----- ENTRIES

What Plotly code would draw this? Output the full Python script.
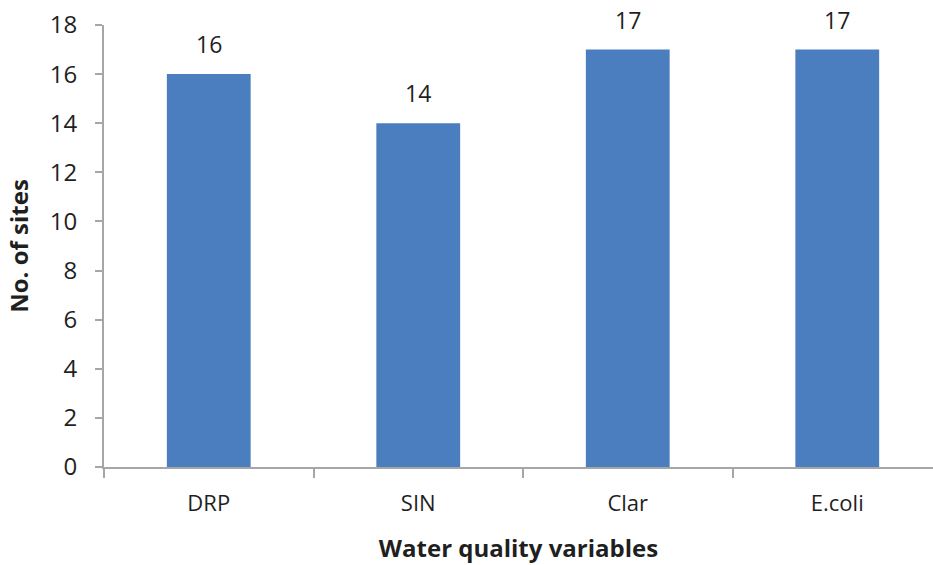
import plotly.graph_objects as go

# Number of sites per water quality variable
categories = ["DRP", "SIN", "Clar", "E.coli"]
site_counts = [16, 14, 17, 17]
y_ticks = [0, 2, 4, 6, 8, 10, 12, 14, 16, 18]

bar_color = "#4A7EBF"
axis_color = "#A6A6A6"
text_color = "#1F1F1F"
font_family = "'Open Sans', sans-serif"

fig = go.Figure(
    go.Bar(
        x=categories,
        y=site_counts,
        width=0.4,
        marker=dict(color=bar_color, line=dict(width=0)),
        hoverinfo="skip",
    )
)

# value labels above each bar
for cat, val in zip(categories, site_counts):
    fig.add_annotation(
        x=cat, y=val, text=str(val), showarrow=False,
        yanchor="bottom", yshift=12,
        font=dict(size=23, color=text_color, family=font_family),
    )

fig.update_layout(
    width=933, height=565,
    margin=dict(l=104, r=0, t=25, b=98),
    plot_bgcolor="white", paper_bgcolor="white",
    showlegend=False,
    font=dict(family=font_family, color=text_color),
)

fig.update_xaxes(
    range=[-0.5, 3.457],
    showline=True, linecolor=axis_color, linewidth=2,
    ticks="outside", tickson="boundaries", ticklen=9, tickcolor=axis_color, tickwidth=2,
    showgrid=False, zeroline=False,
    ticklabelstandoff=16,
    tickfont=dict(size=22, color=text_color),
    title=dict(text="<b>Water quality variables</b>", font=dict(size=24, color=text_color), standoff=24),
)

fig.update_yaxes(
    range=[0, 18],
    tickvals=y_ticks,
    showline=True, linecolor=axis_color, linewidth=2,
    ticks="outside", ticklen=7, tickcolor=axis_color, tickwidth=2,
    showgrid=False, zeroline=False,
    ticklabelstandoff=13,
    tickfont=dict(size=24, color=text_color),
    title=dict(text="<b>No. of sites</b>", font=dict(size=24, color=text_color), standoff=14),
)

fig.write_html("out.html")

----------
----- ENTRIES

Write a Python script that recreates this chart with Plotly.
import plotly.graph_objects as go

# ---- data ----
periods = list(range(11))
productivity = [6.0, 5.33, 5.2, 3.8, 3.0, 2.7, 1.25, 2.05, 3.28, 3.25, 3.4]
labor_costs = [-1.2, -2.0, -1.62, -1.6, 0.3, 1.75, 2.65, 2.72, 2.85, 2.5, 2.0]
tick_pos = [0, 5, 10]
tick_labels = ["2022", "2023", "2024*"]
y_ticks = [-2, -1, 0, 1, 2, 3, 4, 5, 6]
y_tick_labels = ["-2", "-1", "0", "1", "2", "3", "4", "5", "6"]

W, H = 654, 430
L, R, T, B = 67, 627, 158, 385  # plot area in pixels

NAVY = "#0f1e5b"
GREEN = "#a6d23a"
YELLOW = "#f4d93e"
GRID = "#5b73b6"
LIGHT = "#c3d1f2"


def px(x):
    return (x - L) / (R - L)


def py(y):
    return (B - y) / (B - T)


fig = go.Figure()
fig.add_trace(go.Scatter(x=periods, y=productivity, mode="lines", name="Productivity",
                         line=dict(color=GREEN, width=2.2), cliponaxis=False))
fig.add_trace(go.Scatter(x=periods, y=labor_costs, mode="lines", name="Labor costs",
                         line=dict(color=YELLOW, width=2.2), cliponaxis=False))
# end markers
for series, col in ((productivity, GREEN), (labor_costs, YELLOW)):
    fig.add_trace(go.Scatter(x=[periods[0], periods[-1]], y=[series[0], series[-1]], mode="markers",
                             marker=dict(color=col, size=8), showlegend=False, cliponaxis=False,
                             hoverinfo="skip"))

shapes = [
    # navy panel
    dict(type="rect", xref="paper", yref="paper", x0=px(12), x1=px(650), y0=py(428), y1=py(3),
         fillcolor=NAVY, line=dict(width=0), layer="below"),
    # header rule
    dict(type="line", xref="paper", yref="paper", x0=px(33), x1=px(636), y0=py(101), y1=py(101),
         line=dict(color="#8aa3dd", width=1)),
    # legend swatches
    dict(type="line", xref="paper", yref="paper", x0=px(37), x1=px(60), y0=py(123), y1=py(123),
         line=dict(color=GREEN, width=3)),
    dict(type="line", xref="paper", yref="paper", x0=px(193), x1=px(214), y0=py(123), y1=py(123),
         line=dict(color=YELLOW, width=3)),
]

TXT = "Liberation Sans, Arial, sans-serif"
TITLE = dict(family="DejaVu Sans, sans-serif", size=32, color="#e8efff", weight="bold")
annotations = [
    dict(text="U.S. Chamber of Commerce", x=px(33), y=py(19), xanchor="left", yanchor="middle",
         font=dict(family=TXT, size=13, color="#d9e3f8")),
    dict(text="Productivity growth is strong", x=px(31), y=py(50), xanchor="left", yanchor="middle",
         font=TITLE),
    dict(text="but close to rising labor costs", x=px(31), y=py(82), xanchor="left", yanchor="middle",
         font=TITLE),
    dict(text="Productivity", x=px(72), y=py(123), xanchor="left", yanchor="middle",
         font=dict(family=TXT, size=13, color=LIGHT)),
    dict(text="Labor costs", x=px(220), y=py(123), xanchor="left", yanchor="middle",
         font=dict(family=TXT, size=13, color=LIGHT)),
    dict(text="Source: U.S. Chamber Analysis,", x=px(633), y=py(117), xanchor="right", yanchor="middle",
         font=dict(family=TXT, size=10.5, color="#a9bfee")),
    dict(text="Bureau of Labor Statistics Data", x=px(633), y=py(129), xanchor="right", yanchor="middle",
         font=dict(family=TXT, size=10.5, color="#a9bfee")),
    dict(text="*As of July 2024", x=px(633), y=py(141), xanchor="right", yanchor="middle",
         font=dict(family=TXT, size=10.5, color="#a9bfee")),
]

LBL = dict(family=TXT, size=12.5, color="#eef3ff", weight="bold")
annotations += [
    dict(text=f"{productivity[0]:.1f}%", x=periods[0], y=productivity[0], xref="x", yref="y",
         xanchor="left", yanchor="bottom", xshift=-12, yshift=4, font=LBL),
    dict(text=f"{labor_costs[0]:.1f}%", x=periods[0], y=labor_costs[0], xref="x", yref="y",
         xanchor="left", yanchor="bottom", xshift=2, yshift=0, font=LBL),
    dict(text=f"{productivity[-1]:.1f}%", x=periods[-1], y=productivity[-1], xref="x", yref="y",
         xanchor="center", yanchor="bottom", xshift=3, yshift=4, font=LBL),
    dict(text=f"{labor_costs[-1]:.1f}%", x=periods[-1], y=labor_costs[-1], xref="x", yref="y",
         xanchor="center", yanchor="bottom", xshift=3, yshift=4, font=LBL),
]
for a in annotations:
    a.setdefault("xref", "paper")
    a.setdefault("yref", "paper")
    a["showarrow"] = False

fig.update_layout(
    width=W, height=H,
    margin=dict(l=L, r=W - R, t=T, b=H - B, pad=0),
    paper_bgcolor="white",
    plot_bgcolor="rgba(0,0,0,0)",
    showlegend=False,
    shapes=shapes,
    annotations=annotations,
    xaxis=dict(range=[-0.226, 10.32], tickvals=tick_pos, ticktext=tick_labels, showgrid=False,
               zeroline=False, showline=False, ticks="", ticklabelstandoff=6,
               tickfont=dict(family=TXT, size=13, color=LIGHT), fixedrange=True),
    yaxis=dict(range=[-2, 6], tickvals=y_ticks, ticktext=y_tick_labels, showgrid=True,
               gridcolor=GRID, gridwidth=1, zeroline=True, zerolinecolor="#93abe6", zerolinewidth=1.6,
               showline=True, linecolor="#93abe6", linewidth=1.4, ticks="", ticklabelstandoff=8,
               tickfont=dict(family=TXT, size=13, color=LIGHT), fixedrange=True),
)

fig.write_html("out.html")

----------
----- ENTRIES

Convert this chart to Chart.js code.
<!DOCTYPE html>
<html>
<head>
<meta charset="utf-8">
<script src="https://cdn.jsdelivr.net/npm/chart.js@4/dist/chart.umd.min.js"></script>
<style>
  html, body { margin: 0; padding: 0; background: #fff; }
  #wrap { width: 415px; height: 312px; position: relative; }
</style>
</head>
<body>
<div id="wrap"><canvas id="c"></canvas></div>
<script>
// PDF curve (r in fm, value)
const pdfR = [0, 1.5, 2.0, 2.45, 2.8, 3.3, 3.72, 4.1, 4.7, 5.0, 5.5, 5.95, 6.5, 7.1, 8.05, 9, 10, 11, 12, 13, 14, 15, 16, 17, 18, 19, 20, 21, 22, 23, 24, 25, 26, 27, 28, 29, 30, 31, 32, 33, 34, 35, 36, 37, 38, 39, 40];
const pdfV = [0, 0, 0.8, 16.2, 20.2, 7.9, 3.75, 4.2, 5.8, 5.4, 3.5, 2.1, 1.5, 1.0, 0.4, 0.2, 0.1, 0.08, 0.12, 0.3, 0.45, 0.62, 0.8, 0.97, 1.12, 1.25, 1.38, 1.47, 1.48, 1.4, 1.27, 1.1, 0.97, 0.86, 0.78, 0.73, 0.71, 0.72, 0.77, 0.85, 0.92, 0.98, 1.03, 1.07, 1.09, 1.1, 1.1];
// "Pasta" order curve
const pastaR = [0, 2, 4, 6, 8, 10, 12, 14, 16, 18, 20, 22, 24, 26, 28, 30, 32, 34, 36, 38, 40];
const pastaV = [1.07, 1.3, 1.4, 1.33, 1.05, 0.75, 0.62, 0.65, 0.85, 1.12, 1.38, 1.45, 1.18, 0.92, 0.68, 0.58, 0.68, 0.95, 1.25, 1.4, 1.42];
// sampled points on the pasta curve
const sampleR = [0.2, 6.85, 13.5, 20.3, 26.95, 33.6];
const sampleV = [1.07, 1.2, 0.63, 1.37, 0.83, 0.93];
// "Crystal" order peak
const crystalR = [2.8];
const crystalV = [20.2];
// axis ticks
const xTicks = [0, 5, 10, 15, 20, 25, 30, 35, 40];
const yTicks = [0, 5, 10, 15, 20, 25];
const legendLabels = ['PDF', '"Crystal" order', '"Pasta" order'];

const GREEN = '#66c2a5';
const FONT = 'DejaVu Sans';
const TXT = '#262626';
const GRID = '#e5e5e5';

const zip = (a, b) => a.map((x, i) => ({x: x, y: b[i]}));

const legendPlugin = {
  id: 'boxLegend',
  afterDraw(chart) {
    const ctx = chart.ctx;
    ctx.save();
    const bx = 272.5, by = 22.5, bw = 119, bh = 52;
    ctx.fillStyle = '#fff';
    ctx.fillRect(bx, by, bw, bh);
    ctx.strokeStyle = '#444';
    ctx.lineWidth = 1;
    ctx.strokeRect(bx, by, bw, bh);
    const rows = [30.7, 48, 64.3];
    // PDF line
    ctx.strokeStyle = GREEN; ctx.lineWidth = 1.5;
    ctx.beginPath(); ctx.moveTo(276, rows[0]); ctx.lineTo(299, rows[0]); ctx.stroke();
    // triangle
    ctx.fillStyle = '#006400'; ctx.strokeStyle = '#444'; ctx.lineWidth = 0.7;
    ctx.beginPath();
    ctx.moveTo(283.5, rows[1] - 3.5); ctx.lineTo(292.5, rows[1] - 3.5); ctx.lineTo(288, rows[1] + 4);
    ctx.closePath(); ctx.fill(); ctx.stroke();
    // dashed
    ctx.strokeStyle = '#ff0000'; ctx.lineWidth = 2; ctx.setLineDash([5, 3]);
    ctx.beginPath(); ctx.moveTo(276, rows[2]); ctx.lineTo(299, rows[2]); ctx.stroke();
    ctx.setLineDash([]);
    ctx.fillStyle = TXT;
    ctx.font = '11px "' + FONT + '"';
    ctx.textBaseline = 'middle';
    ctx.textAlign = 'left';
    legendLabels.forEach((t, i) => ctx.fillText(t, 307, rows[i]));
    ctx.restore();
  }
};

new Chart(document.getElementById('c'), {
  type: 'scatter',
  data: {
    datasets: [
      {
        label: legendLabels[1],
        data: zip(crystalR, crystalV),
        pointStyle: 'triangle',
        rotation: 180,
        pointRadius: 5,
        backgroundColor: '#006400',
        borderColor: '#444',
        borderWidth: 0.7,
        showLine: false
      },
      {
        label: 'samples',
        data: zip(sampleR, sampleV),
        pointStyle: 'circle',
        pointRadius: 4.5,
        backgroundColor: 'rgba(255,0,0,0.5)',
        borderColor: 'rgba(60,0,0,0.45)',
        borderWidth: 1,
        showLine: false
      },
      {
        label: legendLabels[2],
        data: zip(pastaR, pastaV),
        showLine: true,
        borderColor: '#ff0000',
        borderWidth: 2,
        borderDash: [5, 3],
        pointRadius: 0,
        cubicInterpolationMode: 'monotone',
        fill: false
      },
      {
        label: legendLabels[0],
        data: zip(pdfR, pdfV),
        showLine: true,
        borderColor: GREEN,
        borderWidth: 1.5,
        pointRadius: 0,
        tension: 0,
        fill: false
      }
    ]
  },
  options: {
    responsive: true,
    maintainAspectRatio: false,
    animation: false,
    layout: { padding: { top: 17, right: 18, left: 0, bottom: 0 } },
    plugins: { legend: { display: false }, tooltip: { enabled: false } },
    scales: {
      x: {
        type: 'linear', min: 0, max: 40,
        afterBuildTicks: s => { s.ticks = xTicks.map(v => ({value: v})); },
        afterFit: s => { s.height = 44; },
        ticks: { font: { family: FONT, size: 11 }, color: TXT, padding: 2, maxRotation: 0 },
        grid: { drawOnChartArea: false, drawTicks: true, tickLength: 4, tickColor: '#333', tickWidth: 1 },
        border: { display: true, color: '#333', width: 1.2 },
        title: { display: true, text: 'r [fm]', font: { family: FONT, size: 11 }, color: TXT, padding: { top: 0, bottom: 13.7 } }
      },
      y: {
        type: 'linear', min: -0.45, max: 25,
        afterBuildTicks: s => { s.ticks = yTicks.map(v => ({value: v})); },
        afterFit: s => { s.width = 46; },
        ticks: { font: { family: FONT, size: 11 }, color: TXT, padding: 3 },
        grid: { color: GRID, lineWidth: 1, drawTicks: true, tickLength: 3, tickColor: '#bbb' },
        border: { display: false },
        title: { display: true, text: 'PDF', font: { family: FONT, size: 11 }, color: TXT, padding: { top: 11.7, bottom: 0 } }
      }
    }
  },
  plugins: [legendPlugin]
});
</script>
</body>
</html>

----------

GIVEN REQUEST:
Print exactly the lines above from the one with "Convert this chart to Chart.js code." to the one with "const zip = (a, b)", including both.

WORKED ANSWER:
Convert this chart to Chart.js code.
<!DOCTYPE html>
<html>
<head>
<meta charset="utf-8">
<script src="https://cdn.jsdelivr.net/npm/chart.js@4/dist/chart.umd.min.js"></script>
<style>
  html, body { margin: 0; padding: 0; background: #fff; }
  #wrap { width: 415px; height: 312px; position: relative; }
</style>
</head>
<body>
<div id="wrap"><canvas id="c"></canvas></div>
<script>
// PDF curve (r in fm, value)
const pdfR = [0, 1.5, 2.0, 2.45, 2.8, 3.3, 3.72, 4.1, 4.7, 5.0, 5.5, 5.95, 6.5, 7.1, 8.05, 9, 10, 11, 12, 13, 14, 15, 16, 17, 18, 19, 20, 21, 22, 23, 24, 25, 26, 27, 28, 29, 30, 31, 32, 33, 34, 35, 36, 37, 38, 39, 40];
const pdfV = [0, 0, 0.8, 16.2, 20.2, 7.9, 3.75, 4.2, 5.8, 5.4, 3.5, 2.1, 1.5, 1.0, 0.4, 0.2, 0.1, 0.08, 0.12, 0.3, 0.45, 0.62, 0.8, 0.97, 1.12, 1.25, 1.38, 1.47, 1.48, 1.4, 1.27, 1.1, 0.97, 0.86, 0.78, 0.73, 0.71, 0.72, 0.77, 0.85, 0.92, 0.98, 1.03, 1.07, 1.09, 1.1, 1.1];
// "Pasta" order curve
const pastaR = [0, 2, 4, 6, 8, 10, 12, 14, 16, 18, 20, 22, 24, 26, 28, 30, 32, 34, 36, 38, 40];
const pastaV = [1.07, 1.3, 1.4, 1.33, 1.05, 0.75, 0.62, 0.65, 0.85, 1.12, 1.38, 1.45, 1.18, 0.92, 0.68, 0.58, 0.68, 0.95, 1.25, 1.4, 1.42];
// sampled points on the pasta curve
const sampleR = [0.2, 6.85, 13.5, 20.3, 26.95, 33.6];
const sampleV = [1.07, 1.2, 0.63, 1.37, 0.83, 0.93];
// "Crystal" order peak
const crystalR = [2.8];
const crystalV = [20.2];
// axis ticks
const xTicks = [0, 5, 10, 15, 20, 25, 30, 35, 40];
const yTicks = [0, 5, 10, 15, 20, 25];
const legendLabels = ['PDF', '"Crystal" order', '"Pasta" order'];

const GREEN = '#66c2a5';
const FONT = 'DejaVu Sans';
const TXT = '#262626';
const GRID = '#e5e5e5';

const zip = (a, b) => a.map((x, i) => ({x: x, y: b[i]}));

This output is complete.